For uncleared derivatives, the degree of credit risk depends on the extent to which master netting arrangements are included in the derivative contracts to mitigate the risk. The Bank requires collateral agreements on its uncleared derivatives.

Certain of the Bank’s uncleared derivative instruments contain provisions that require the Bank to post additional collateral with its counterparties if there is deterioration in the Bank’s credit rating. If the Bank’s credit rating is lowered by a nationally recognized statistical rating organization (NRSRO), the Bank may be required to deliver additional collateral on uncleared derivative instruments in net liability positions, unless the collateral delivery threshold is set to zero. The aggregate fair value of all uncleared derivative instruments with credit-risk related contingent features that were in a net liability position (before cash collateral and related accrued interest) at September 30, 2019 was $1 million, for which the Bank was not required to post collateral in the normal course of business. If the Bank’s credit rating had been lowered from its current rating to the next lower rating, the Bank would not have been required to deliver additional collateral to its uncleared derivative counterparties at September 30, 2019.
 
For cleared derivatives, the Clearinghouse is the Bank’s counterparty. The Bank utilizes one Clearinghouse, CME Clearing for all cleared derivative transactions. CME Clearing notifies the clearing agent of the required initial margin and daily variation margin requirements, and the clearing agent in turn notifies the Bank.

The Clearinghouse determines initial margin requirements which are considered cash collateral. Generally credit ratings are not factored into the initial margin. However, clearing agents may require additional initial margin to be posted based on credit considerations, including, but not limited to, credit rating downgrades. The Bank was not required to post additional initial margin by its clearing agent, based on credit considerations, at September 30, 2019. Variation margin requirements with CME Clearing are based on changes in the fair value of cleared derivatives and are legally characterized as daily settlement payments, rather than cash collateral.

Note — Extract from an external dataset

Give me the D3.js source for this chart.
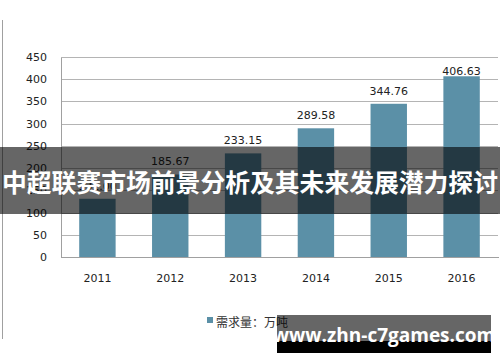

The requirement that the Bank post initial and variation margin through the clearing agent, to the Clearinghouse, exposes the Bank to institutional credit risk if the clearing agent or the Clearinghouse fails to meet its obligations. The use of cleared derivatives is intended to mitigate credit risk exposure because a central counterparty is substituted for individual counterparties and collateral/payments for changes in the fair value of cleared derivatives is posted daily through a clearing agent.

OFFSETTING OF DERIVATIVE ASSETS AND DERIVATIVE LIABILITIES

The Bank presents derivative instruments, related cash collateral received or pledged, and associated accrued interest on a net basis by clearing agent and/or by counterparty when it has met the netting requirements. Additional information regarding these agreements is provided in “Note 1 — Summary of Significant Accounting Policies” in the 2018 Form 10-K.

The Bank has analyzed the enforceability of offsetting rights incorporated in its cleared derivative transactions and has determined that the exercise of those offsetting rights by a non-defaulting party under these transactions should be upheld under applicable law upon an event of default, including a bankruptcy, insolvency, or similar proceeding involving the Clearinghouse or the clearing agent, or both. Based on this analysis, the Bank presents a net derivative receivable or payable for all of its transactions through a particular clearing agent with a particular Clearinghouse.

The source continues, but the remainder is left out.